**Exercise description**. Images should be left out, and everything else in the listing reproduced exactly.

**Collected material**.
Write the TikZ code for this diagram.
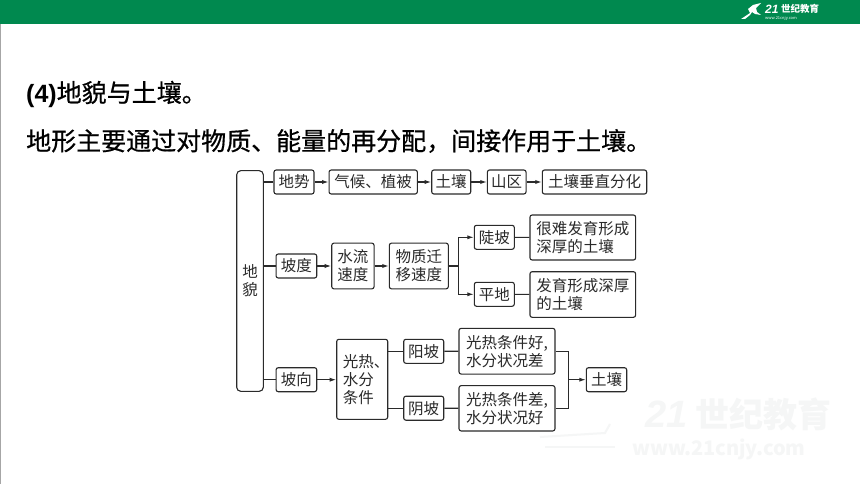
\documentclass[tikz,border=0pt]{standalone}
\usepackage{fontspec}
\usetikzlibrary{arrows.meta}
\setmainfont{Noto Sans CJK SC}
\newfontfamily\latinbold{Liberation Sans}
\newfontfamily\headfont[FakeBold=0.6]{Noto Sans CJK SC}
\definecolor{headgreen}{HTML}{00894F}
\definecolor{inkgray}{HTML}{2A2A2A}
\definecolor{markgray}{HTML}{F5F6F6}
\tikzset{
	geobox/.style={draw=inkgray,line width=1.1pt,rounded corners=2.2pt,inner sep=0pt,text=inkgray,font=\fontsize{15.5}{18}\selectfont},
	geoline/.style={draw=inkgray,line width=1.1pt},
	geoarrow/.style={geoline,-{Latex[length=6.5pt,width=4.2pt]}},
	headline/.style={anchor=west,inner sep=0pt,text=black,font=\fontsize{25}{30}\headfont\selectfont}
}
\begin{document}
\begin{tikzpicture}[x=1pt,y=-1pt]
	\useasboundingbox (0,0) rectangle (860,484);
	\fill[white] (0,0) rectangle (860,484);
	\fill[black!35] (0,24) rectangle (1,484);
	\fill[headgreen] (0,0) rectangle (860,24);		%top band
	\fill[white] (741,19)--(750,13)--(748,9)--(753,5)--(761,3)--(756,8)--(757,12)--(761,15)--(755,14)--(752,12)--(750,15)--(745,19)--cycle;	%runner
	\node[anchor=west,inner sep=0pt,text=white] (logonum) at (765,9) {\fontsize{12}{12}\selectfont\latinbold\bfseries\itshape 21};
	\node[anchor=west,inner sep=0pt,text=white] (logoname) at (781,9) {\fontsize{9.5}{10}\selectfont\bfseries 世纪教育};
	\node[anchor=west,inner sep=0pt,text=white] (logourl) at (765,18) {\fontsize{4}{4}\selectfont www.21cnjy.com};
	
	% watermark
	\node[anchor=west,inner sep=0pt,text=markgray] (marknum) at (645,414) {\fontsize{38}{38}\selectfont\latinbold\bfseries\itshape 21};
	\node[anchor=west,inner sep=0pt,text=markgray] (markname) at (695,414) {\fontsize{34}{34}\selectfont\bfseries 世纪教育};
	\node[anchor=west,inner sep=0pt,text=markgray] (markurl) at (632,449) {\fontsize{20}{20}\selectfont\bfseries www.21cnjy.com};
	\draw[markgray,line width=2pt] (540,437)--(605,433)--(610,424);
	\draw[markgray,line width=2pt] (545,447)--(615,447);
	
	\node[headline] (title) at (26,94) {{\latinbold\bfseries (4)}地貌与土壤。};
	\node[headline] (lead) at (26,141) {地形主要通过对物质、能量的再分配，间接作用于土壤。};
	
	\node[geobox,rounded corners=4pt,minimum width=26.6pt,minimum height=220.6pt,align=center] (dimao) at (250,281) {地\\貌};
	%top row
	\node[geobox,minimum width=40pt,minimum height=24pt] (dishi) at (294,182) {地势};
	\node[geobox,minimum width=88.3pt,minimum height=24pt] (qihou) at (373.2,182) {气候、植被};
	\node[geobox,minimum width=39pt,minimum height=24pt] (turang) at (451.2,182) {土壤};
	\node[geobox,minimum width=38.7pt,minimum height=24pt] (shanqu) at (506.7,182) {山区};
	\node[geobox,minimum width=104.4pt,minimum height=24pt] (chuizhi) at (594.5,182) {土壤垂直分化};
	%middle row
	\node[geobox,minimum width=40.7pt,minimum height=24pt] (podu) at (296.4,266) {坡度};
	\node[geobox,minimum width=42.3pt,minimum height=45.7pt,align=center] (shuiliu) at (352.9,266) {水流\\速度};
	\node[geobox,minimum width=59pt,minimum height=45.7pt,align=center] (wuzhi) at (418.8,266) {物质迁\\移速度};
	\node[geobox,minimum width=40pt,minimum height=24pt] (dupo) at (494.3,237.3) {陡坡};
	\node[geobox,minimum width=105.7pt,minimum height=45pt,align=left] (hennan) at (582.8,237.5) {很难发育形成\\深厚的土壤};
	\node[geobox,minimum width=40pt,minimum height=24pt] (pingdi) at (494.3,294.3) {平地};
	\node[geobox,minimum width=105.7pt,minimum height=45.6pt,align=left] (fayu) at (582.8,294.5) {发育形成深厚\\的土壤};
	%bottom row
	\node[geobox,minimum width=40.7pt,minimum height=24pt] (poxiang) at (296.4,379.7) {坡向};
	\node[geobox,minimum width=51pt,minimum height=80pt,align=left] (guangre) at (362.2,379.3) {光热、\kern-8pt\\水分\\条件};
	\node[geobox,minimum width=40pt,minimum height=24pt] (yangpo) at (423.7,351.3) {阳坡};
	\node[geobox,minimum width=96pt,minimum height=45.7pt,align=left] (yanghao) at (507,351.2) {光热条件好,\\水分状况差};
	\node[geobox,minimum width=40pt,minimum height=24pt] (yinpo) at (423.7,408.2) {阴坡};
	\node[geobox,minimum width=96pt,minimum height=45.3pt,align=left] (yinhao) at (507,408.3) {光热条件差,\\水分状况好};
	\node[geobox,minimum width=40.4pt,minimum height=24pt] (turangb) at (606.5,379.7) {土壤};
	\coordinate (branchup) at (458.3,266);
	\coordinate (joinb) at (568.3,379.7);
	
	\draw[geoline] (dimao.east |- dishi)--(dishi);
	\draw[geoline] (dimao.east |- podu)--(podu);
	\draw[geoline] (dimao.east |- poxiang)--(poxiang);
	\draw[geoarrow] (dishi)--(qihou);
	\draw[geoarrow] (qihou)--(turang);
	\draw[geoarrow] (turang)--(shanqu);
	\draw[geoarrow] (shanqu)--(chuizhi);
	\draw[geoarrow] (podu)--(shuiliu);
	\draw[geoarrow] (shuiliu)--(wuzhi);
	\draw[geoline] (wuzhi)--(branchup);
	\draw[geoarrow] (branchup)|-(dupo);
	\draw[geoarrow] (branchup)|-(pingdi);
	\draw[geoline] (dupo)--(hennan);
	\draw[geoline] (pingdi)--(fayu);
	\draw[geoarrow] (poxiang)--(poxiang -| guangre.west);
	\draw[geoline] (guangre.east |- yangpo)--(yangpo);
	\draw[geoline] (guangre.east |- yinpo)--(yinpo);
	\draw[geoline] (yangpo)--(yanghao);
	\draw[geoline] (yinpo)--(yinhao);
	\draw[geoline] (yanghao)-|(joinb);
	\draw[geoline] (yinhao)-|(joinb);
	\draw[geoarrow] (joinb)--(turangb);
\end{tikzpicture}
\end{document}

**Expected output**.
Write the TikZ code for this diagram.
\documentclass[tikz,border=0pt]{standalone}
\usepackage{fontspec}
\usetikzlibrary{arrows.meta}
\setmainfont{Noto Sans CJK SC}
\newfontfamily\latinbold{Liberation Sans}
\newfontfamily\headfont[FakeBold=0.6]{Noto Sans CJK SC}
\definecolor{headgreen}{HTML}{00894F}
\definecolor{inkgray}{HTML}{2A2A2A}
\definecolor{markgray}{HTML}{F5F6F6}
\tikzset{
	geobox/.style={draw=inkgray,line width=1.1pt,rounded corners=2.2pt,inner sep=0pt,text=inkgray,font=\fontsize{15.5}{18}\selectfont},
	geoline/.style={draw=inkgray,line width=1.1pt},
	geoarrow/.style={geoline,-{Latex[length=6.5pt,width=4.2pt]}},
	headline/.style={anchor=west,inner sep=0pt,text=black,font=\fontsize{25}{30}\headfont\selectfont}
}
\begin{document}
\begin{tikzpicture}[x=1pt,y=-1pt]
	\useasboundingbox (0,0) rectangle (860,484);
	\fill[white] (0,0) rectangle (860,484);
	\fill[black!35] (0,24) rectangle (1,484);
	\fill[headgreen] (0,0) rectangle (860,24);		%top band
	\fill[white] (741,19)--(750,13)--(748,9)--(753,5)--(761,3)--(756,8)--(757,12)--(761,15)--(755,14)--(752,12)--(750,15)--(745,19)--cycle;	%runner
	\node[anchor=west,inner sep=0pt,text=white] (logonum) at (765,9) {\fontsize{12}{12}\selectfont\latinbold\bfseries\itshape 21};
	\node[anchor=west,inner sep=0pt,text=white] (logoname) at (781,9) {\fontsize{9.5}{10}\selectfont\bfseries 世纪教育};
	\node[anchor=west,inner sep=0pt,text=white] (logourl) at (765,18) {\fontsize{4}{4}\selectfont www.21cnjy.com};
	
	% watermark
	\node[anchor=west,inner sep=0pt,text=markgray] (marknum) at (645,414) {\fontsize{38}{38}\selectfont\latinbold\bfseries\itshape 21};
	\node[anchor=west,inner sep=0pt,text=markgray] (markname) at (695,414) {\fontsize{34}{34}\selectfont\bfseries 世纪教育};
	\node[anchor=west,inner sep=0pt,text=markgray] (markurl) at (632,449) {\fontsize{20}{20}\selectfont\bfseries www.21cnjy.com};
	\draw[markgray,line width=2pt] (540,437)--(605,433)--(610,424);
	\draw[markgray,line width=2pt] (545,447)--(615,447);
	
	\node[headline] (title) at (26,94) {{\latinbold\bfseries (4)}地貌与土壤。};
	\node[headline] (lead) at (26,141) {地形主要通过对物质、能量的再分配，间接作用于土壤。};
	
	\node[geobox,rounded corners=4pt,minimum width=26.6pt,minimum height=220.6pt,align=center] (dimao) at (250,281) {地\\貌};
	%top row
	\node[geobox,minimum width=40pt,minimum height=24pt] (dishi) at (294,182) {地势};
	\node[geobox,minimum width=88.3pt,minimum height=24pt] (qihou) at (373.2,182) {气候、植被};
	\node[geobox,minimum width=39pt,minimum height=24pt] (turang) at (451.2,182) {土壤};
	\node[geobox,minimum width=38.7pt,minimum height=24pt] (shanqu) at (506.7,182) {山区};
	\node[geobox,minimum width=104.4pt,minimum height=24pt] (chuizhi) at (594.5,182) {土壤垂直分化};
	%middle row
	\node[geobox,minimum width=40.7pt,minimum height=24pt] (podu) at (296.4,266) {坡度};
	\node[geobox,minimum width=42.3pt,minimum height=45.7pt,align=center] (shuiliu) at (352.9,266) {水流\\速度};
	\node[geobox,minimum width=59pt,minimum height=45.7pt,align=center] (wuzhi) at (418.8,266) {物质迁\\移速度};
	\node[geobox,minimum width=40pt,minimum height=24pt] (dupo) at (494.3,237.3) {陡坡};
	\node[geobox,minimum width=105.7pt,minimum height=45pt,align=left] (hennan) at (582.8,237.5) {很难发育形成\\深厚的土壤};
	\node[geobox,minimum width=40pt,minimum height=24pt] (pingdi) at (494.3,294.3) {平地};
	\node[geobox,minimum width=105.7pt,minimum height=45.6pt,align=left] (fayu) at (582.8,294.5) {发育形成深厚\\的土壤};
	%bottom row
	\node[geobox,minimum width=40.7pt,minimum height=24pt] (poxiang) at (296.4,379.7) {坡向};
	\node[geobox,minimum width=51pt,minimum height=80pt,align=left] (guangre) at (362.2,379.3) {光热、\kern-8pt\\水分\\条件};
	\node[geobox,minimum width=40pt,minimum height=24pt] (yangpo) at (423.7,351.3) {阳坡};
	\node[geobox,minimum width=96pt,minimum height=45.7pt,align=left] (yanghao) at (507,351.2) {光热条件好,\\水分状况差};
	\node[geobox,minimum width=40pt,minimum height=24pt] (yinpo) at (423.7,408.2) {阴坡};
	\node[geobox,minimum width=96pt,minimum height=45.3pt,align=left] (yinhao) at (507,408.3) {光热条件差,\\水分状况好};
	\node[geobox,minimum width=40.4pt,minimum height=24pt] (turangb) at (606.5,379.7) {土壤};
	\coordinate (branchup) at (458.3,266);
	\coordinate (joinb) at (568.3,379.7);
	
	\draw[geoline] (dimao.east |- dishi)--(dishi);
	\draw[geoline] (dimao.east |- podu)--(podu);
	\draw[geoline] (dimao.east |- poxiang)--(poxiang);
	\draw[geoarrow] (dishi)--(qihou);
	\draw[geoarrow] (qihou)--(turang);
	\draw[geoarrow] (turang)--(shanqu);
	\draw[geoarrow] (shanqu)--(chuizhi);
	\draw[geoarrow] (podu)--(shuiliu);
	\draw[geoarrow] (shuiliu)--(wuzhi);
	\draw[geoline] (wuzhi)--(branchup);
	\draw[geoarrow] (branchup)|-(dupo);
	\draw[geoarrow] (branchup)|-(pingdi);
	\draw[geoline] (dupo)--(hennan);
	\draw[geoline] (pingdi)--(fayu);
	\draw[geoarrow] (poxiang)--(poxiang -| guangre.west);
	\draw[geoline] (guangre.east |- yangpo)--(yangpo);
	\draw[geoline] (guangre.east |- yinpo)--(yinpo);
	\draw[geoline] (yangpo)--(yanghao);
	\draw[geoline] (yinpo)--(yinhao);
	\draw[geoline] (yanghao)-|(joinb);
	\draw[geoline] (yinhao)-|(joinb);
	\draw[geoarrow] (joinb)--(turangb);
\end{tikzpicture}
\end{document}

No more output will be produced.